▸ **AIM**
Without the pictures, set down every line of the data exactly.
+ + + +
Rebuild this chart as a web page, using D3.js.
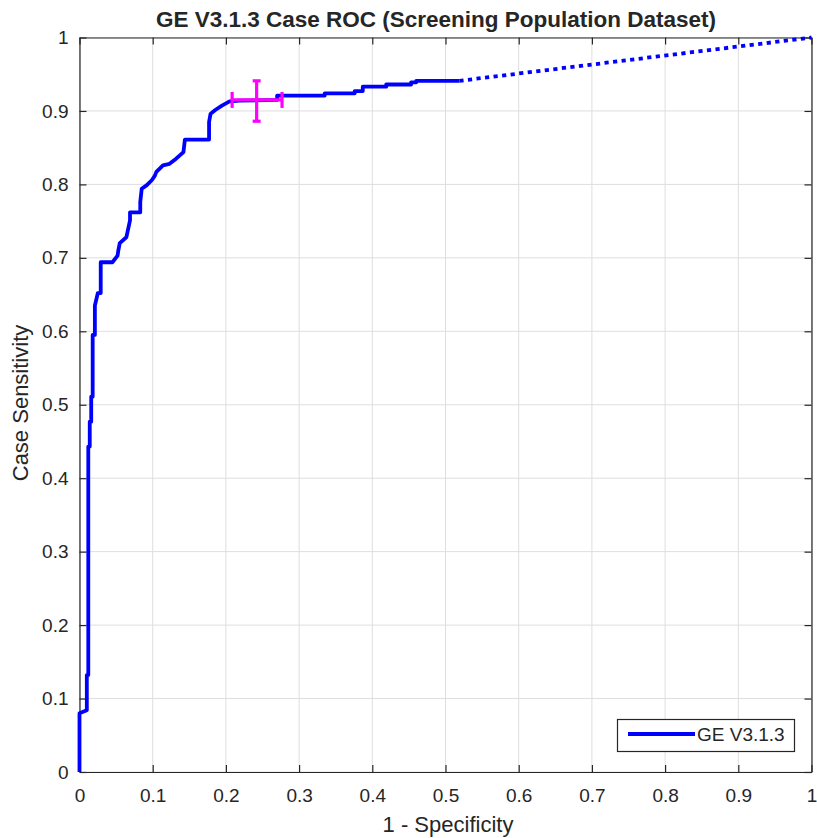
<!DOCTYPE html>
<html><head><meta charset="utf-8">
<script src="https://cdn.jsdelivr.net/npm/d3@7"></script>
<style>body{margin:0;background:#fff}svg{display:block}text{font-family:"Liberation Sans",Arial,sans-serif;fill:#262626}</style>
</head><body><svg id="c" width="817" height="838"></svg>
<script>
// ROC staircase: false positive rate (1 - specificity) and sensitivity
const rocFpr = [0,0,0.010,0.010,0.012,0.012,0.014,0.014,0.016,0.016,0.018,0.018,0.021,0.021,0.025,0.029,0.029,0.045,0.052,0.053,0.055,0.064,0.069,0.069,0.083,0.083,0.085,0.092,0.099,0.103,0.105,0.114,0.123,0.132,0.142,0.144,0.177,0.177,0.179,0.185,0.194,0.205,0.219,0.270,0.270,0.335,0.335,0.376,0.376,0.387,0.387,0.419,0.419,0.453,0.453,0.460,0.460,0.519];
const rocTpr = [0,0.080,0.084,0.132,0.132,0.443,0.443,0.477,0.477,0.511,0.511,0.595,0.595,0.635,0.652,0.652,0.694,0.694,0.703,0.710,0.720,0.728,0.751,0.762,0.762,0.776,0.794,0.799,0.806,0.812,0.817,0.826,0.828,0.835,0.844,0.861,0.861,0.885,0.896,0.901,0.907,0.913,0.914,0.915,0.921,0.921,0.924,0.924,0.927,0.927,0.933,0.933,0.936,0.936,0.939,0.939,0.941,0.941];
// extrapolated segment (dotted)
const extFpr = [0.519, 1];
const extTpr = [0.941, 1];
// operating point with error bars
const opPoint = {x: 0.242, y: 0.915, xLo: 0.2085, xHi: 0.2767, yLo: 0.886, yHi: 0.941};
const ticks = [0,0.1,0.2,0.3,0.4,0.5,0.6,0.7,0.8,0.9,1];
const tickLabels = ["0","0.1","0.2","0.3","0.4","0.5","0.6","0.7","0.8","0.9","1"];
const titleText = "GE V3.1.3 Case ROC (Screening Population Dataset)";
const xLabel = "1 - Specificity";
const yLabel = "Case Sensitivity";
const legendLabel = "GE V3.1.3";

const svg = d3.select("#c");
const L = 79.5, R = 811.5, T = 37.5, B = 772;
const x = d3.scaleLinear().domain([0,1]).range([L,R]);
const y = d3.scaleLinear().domain([0,1]).range([B,T]);
const axisCol = "#262626";

// grid
svg.append("g").selectAll("line").data(ticks).join("line").attr("x1",d=>x(d)).attr("x2",d=>x(d)).attr("y1",T).attr("y2",B).attr("stroke","#dedede").attr("stroke-width",1);
svg.append("g").selectAll("line").data(ticks).join("line").attr("y1",d=>y(d)).attr("y2",d=>y(d)).attr("x1",L).attr("x2",R).attr("stroke","#dedede").attr("stroke-width",1);

// axes (box with inward ticks)
const fmt = (d,i)=>tickLabels[i];
const ax = (gen, tr) => svg.append("g").attr("transform",tr).call(gen);
const axB = ax(d3.axisBottom(x).tickValues(ticks).tickFormat(fmt).tickSizeInner(-7).tickSizeOuter(0).tickPadding(17), `translate(0,${B})`);
const axL = ax(d3.axisLeft(y).tickValues(ticks).tickFormat(fmt).tickSizeInner(-7).tickSizeOuter(0).tickPadding(11), `translate(${L},0)`);
const axT = ax(d3.axisTop(x).tickValues(ticks).tickFormat("").tickSizeInner(-7).tickSizeOuter(0), `translate(0,${T})`);
const axR = ax(d3.axisRight(y).tickValues(ticks).tickFormat("").tickSizeInner(-7).tickSizeOuter(0), `translate(${R},0)`);
[axB,axL,axT,axR].forEach(a=>{
  a.select(".domain").attr("stroke",axisCol).attr("stroke-width",1.2);
  a.selectAll(".tick line").attr("stroke",axisCol).attr("stroke-width",1.2);
  a.selectAll(".tick text").attr("font-size",19).attr("fill",axisCol).attr("font-family","Liberation Sans, Arial, sans-serif");
});

// curves
const line = d3.line().x(d=>x(d[0])).y(d=>y(d[1]));
const roc = rocFpr.map((v,i)=>[v,rocTpr[i]]);
const ext = extFpr.map((v,i)=>[v,extTpr[i]]);
svg.append("path").attr("d",line(ext)).attr("fill","none").attr("stroke","#0000ff").attr("stroke-width",3.8).attr("stroke-dasharray","4.2,4.4");
svg.append("path").attr("d",line(roc)).attr("fill","none").attr("stroke","#0000ff").attr("stroke-width",3.8).attr("stroke-linejoin","round");

// operating point error bars
const mg = svg.append("g").attr("stroke","#ff00ff").attr("stroke-width",3.2).attr("fill","none");
mg.append("line").attr("x1",x(opPoint.xLo)).attr("x2",x(opPoint.xHi)).attr("y1",y(opPoint.y)).attr("y2",y(opPoint.y));
mg.append("line").attr("y1",y(opPoint.yLo)).attr("y2",y(opPoint.yHi)).attr("x1",x(opPoint.x)).attr("x2",x(opPoint.x));
[opPoint.xLo,opPoint.xHi].forEach(v=>mg.append("line").attr("x1",x(v)).attr("x2",x(v)).attr("y1",y(opPoint.y)-8).attr("y2",y(opPoint.y)+8));
[opPoint.yLo,opPoint.yHi].forEach(v=>mg.append("line").attr("y1",y(v)).attr("y2",y(v)).attr("x1",x(opPoint.x)-4).attr("x2",x(opPoint.x)+4));

// legend
const lg = svg.append("g");
lg.append("rect").attr("x",617.5).attr("y",719.5).attr("width",177).attr("height",32).attr("fill","#fff").attr("stroke",axisCol).attr("stroke-width",1.2);
lg.append("line").attr("x1",628).attr("x2",695).attr("y1",734).attr("y2",734).attr("stroke","#0000ff").attr("stroke-width",3.8);
lg.append("text").attr("x",697).attr("y",741).attr("font-size",19).text(legendLabel);

// titles
svg.append("text").attr("x",436).attr("y",27).attr("text-anchor","middle").attr("font-size",22.5).attr("font-weight","bold").attr("fill","#000").text(titleText);
svg.append("text").attr("x",448).attr("y",832).attr("text-anchor","middle").attr("font-size",22).text(xLabel);
svg.append("text").attr("transform",`translate(28,403) rotate(-90)`).attr("text-anchor","middle").attr("font-size",22).text(yLabel);
</script></body></html>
+ + + +
▸ **TASK RESULT**
Rebuild this chart as a web page, using D3.js.
<!DOCTYPE html>
<html><head><meta charset="utf-8">
<script src="https://cdn.jsdelivr.net/npm/d3@7"></script>
<style>body{margin:0;background:#fff}svg{display:block}text{font-family:"Liberation Sans",Arial,sans-serif;fill:#262626}</style>
</head><body><svg id="c" width="817" height="838"></svg>
<script>
// ROC staircase: false positive rate (1 - specificity) and sensitivity
const rocFpr = [0,0,0.010,0.010,0.012,0.012,0.014,0.014,0.016,0.016,0.018,0.018,0.021,0.021,0.025,0.029,0.029,0.045,0.052,0.053,0.055,0.064,0.069,0.069,0.083,0.083,0.085,0.092,0.099,0.103,0.105,0.114,0.123,0.132,0.142,0.144,0.177,0.177,0.179,0.185,0.194,0.205,0.219,0.270,0.270,0.335,0.335,0.376,0.376,0.387,0.387,0.419,0.419,0.453,0.453,0.460,0.460,0.519];
const rocTpr = [0,0.080,0.084,0.132,0.132,0.443,0.443,0.477,0.477,0.511,0.511,0.595,0.595,0.635,0.652,0.652,0.694,0.694,0.703,0.710,0.720,0.728,0.751,0.762,0.762,0.776,0.794,0.799,0.806,0.812,0.817,0.826,0.828,0.835,0.844,0.861,0.861,0.885,0.896,0.901,0.907,0.913,0.914,0.915,0.921,0.921,0.924,0.924,0.927,0.927,0.933,0.933,0.936,0.936,0.939,0.939,0.941,0.941];
// extrapolated segment (dotted)
const extFpr = [0.519, 1];
const extTpr = [0.941, 1];
// operating point with error bars
const opPoint = {x: 0.242, y: 0.915, xLo: 0.2085, xHi: 0.2767, yLo: 0.886, yHi: 0.941};
const ticks = [0,0.1,0.2,0.3,0.4,0.5,0.6,0.7,0.8,0.9,1];
const tickLabels = ["0","0.1","0.2","0.3","0.4","0.5","0.6","0.7","0.8","0.9","1"];
const titleText = "GE V3.1.3 Case ROC (Screening Population Dataset)";
const xLabel = "1 - Specificity";
const yLabel = "Case Sensitivity";
const legendLabel = "GE V3.1.3";

const svg = d3.select("#c");
const L = 79.5, R = 811.5, T = 37.5, B = 772;
const x = d3.scaleLinear().domain([0,1]).range([L,R]);
const y = d3.scaleLinear().domain([0,1]).range([B,T]);
const axisCol = "#262626";

// grid
svg.append("g").selectAll("line").data(ticks).join("line").attr("x1",d=>x(d)).attr("x2",d=>x(d)).attr("y1",T).attr("y2",B).attr("stroke","#dedede").attr("stroke-width",1);
svg.append("g").selectAll("line").data(ticks).join("line").attr("y1",d=>y(d)).attr("y2",d=>y(d)).attr("x1",L).attr("x2",R).attr("stroke","#dedede").attr("stroke-width",1);

// axes (box with inward ticks)
const fmt = (d,i)=>tickLabels[i];
const ax = (gen, tr) => svg.append("g").attr("transform",tr).call(gen);
const axB = ax(d3.axisBottom(x).tickValues(ticks).tickFormat(fmt).tickSizeInner(-7).tickSizeOuter(0).tickPadding(17), `translate(0,${B})`);
const axL = ax(d3.axisLeft(y).tickValues(ticks).tickFormat(fmt).tickSizeInner(-7).tickSizeOuter(0).tickPadding(11), `translate(${L},0)`);
const axT = ax(d3.axisTop(x).tickValues(ticks).tickFormat("").tickSizeInner(-7).tickSizeOuter(0), `translate(0,${T})`);
const axR = ax(d3.axisRight(y).tickValues(ticks).tickFormat("").tickSizeInner(-7).tickSizeOuter(0), `translate(${R},0)`);
[axB,axL,axT,axR].forEach(a=>{
  a.select(".domain").attr("stroke",axisCol).attr("stroke-width",1.2);
  a.selectAll(".tick line").attr("stroke",axisCol).attr("stroke-width",1.2);
  a.selectAll(".tick text").attr("font-size",19).attr("fill",axisCol).attr("font-family","Liberation Sans, Arial, sans-serif");
});

// curves
const line = d3.line().x(d=>x(d[0])).y(d=>y(d[1]));
const roc = rocFpr.map((v,i)=>[v,rocTpr[i]]);
const ext = extFpr.map((v,i)=>[v,extTpr[i]]);
svg.append("path").attr("d",line(ext)).attr("fill","none").attr("stroke","#0000ff").attr("stroke-width",3.8).attr("stroke-dasharray","4.2,4.4");
svg.append("path").attr("d",line(roc)).attr("fill","none").attr("stroke","#0000ff").attr("stroke-width",3.8).attr("stroke-linejoin","round");

// operating point error bars
const mg = svg.append("g").attr("stroke","#ff00ff").attr("stroke-width",3.2).attr("fill","none");
mg.append("line").attr("x1",x(opPoint.xLo)).attr("x2",x(opPoint.xHi)).attr("y1",y(opPoint.y)).attr("y2",y(opPoint.y));
mg.append("line").attr("y1",y(opPoint.yLo)).attr("y2",y(opPoint.yHi)).attr("x1",x(opPoint.x)).attr("x2",x(opPoint.x));
[opPoint.xLo,opPoint.xHi].forEach(v=>mg.append("line").attr("x1",x(v)).attr("x2",x(v)).attr("y1",y(opPoint.y)-8).attr("y2",y(opPoint.y)+8));
[opPoint.yLo,opPoint.yHi].forEach(v=>mg.append("line").attr("y1",y(v)).attr("y2",y(v)).attr("x1",x(opPoint.x)-4).attr("x2",x(opPoint.x)+4));

// legend
const lg = svg.append("g");
lg.append("rect").attr("x",617.5).attr("y",719.5).attr("width",177).attr("height",32).attr("fill","#fff").attr("stroke",axisCol).attr("stroke-width",1.2);
lg.append("line").attr("x1",628).attr("x2",695).attr("y1",734).attr("y2",734).attr("stroke","#0000ff").attr("stroke-width",3.8);
lg.append("text").attr("x",697).attr("y",741).attr("font-size",19).text(legendLabel);

// titles
svg.append("text").attr("x",436).attr("y",27).attr("text-anchor","middle").attr("font-size",22.5).attr("font-weight","bold").attr("fill","#000").text(titleText);
svg.append("text").attr("x",448).attr("y",832).attr("text-anchor","middle").attr("font-size",22).text(xLabel);
svg.append("text").attr("transform",`translate(28,403) rotate(-90)`).attr("text-anchor","middle").attr("font-size",22).text(yLabel);
</script></body></html>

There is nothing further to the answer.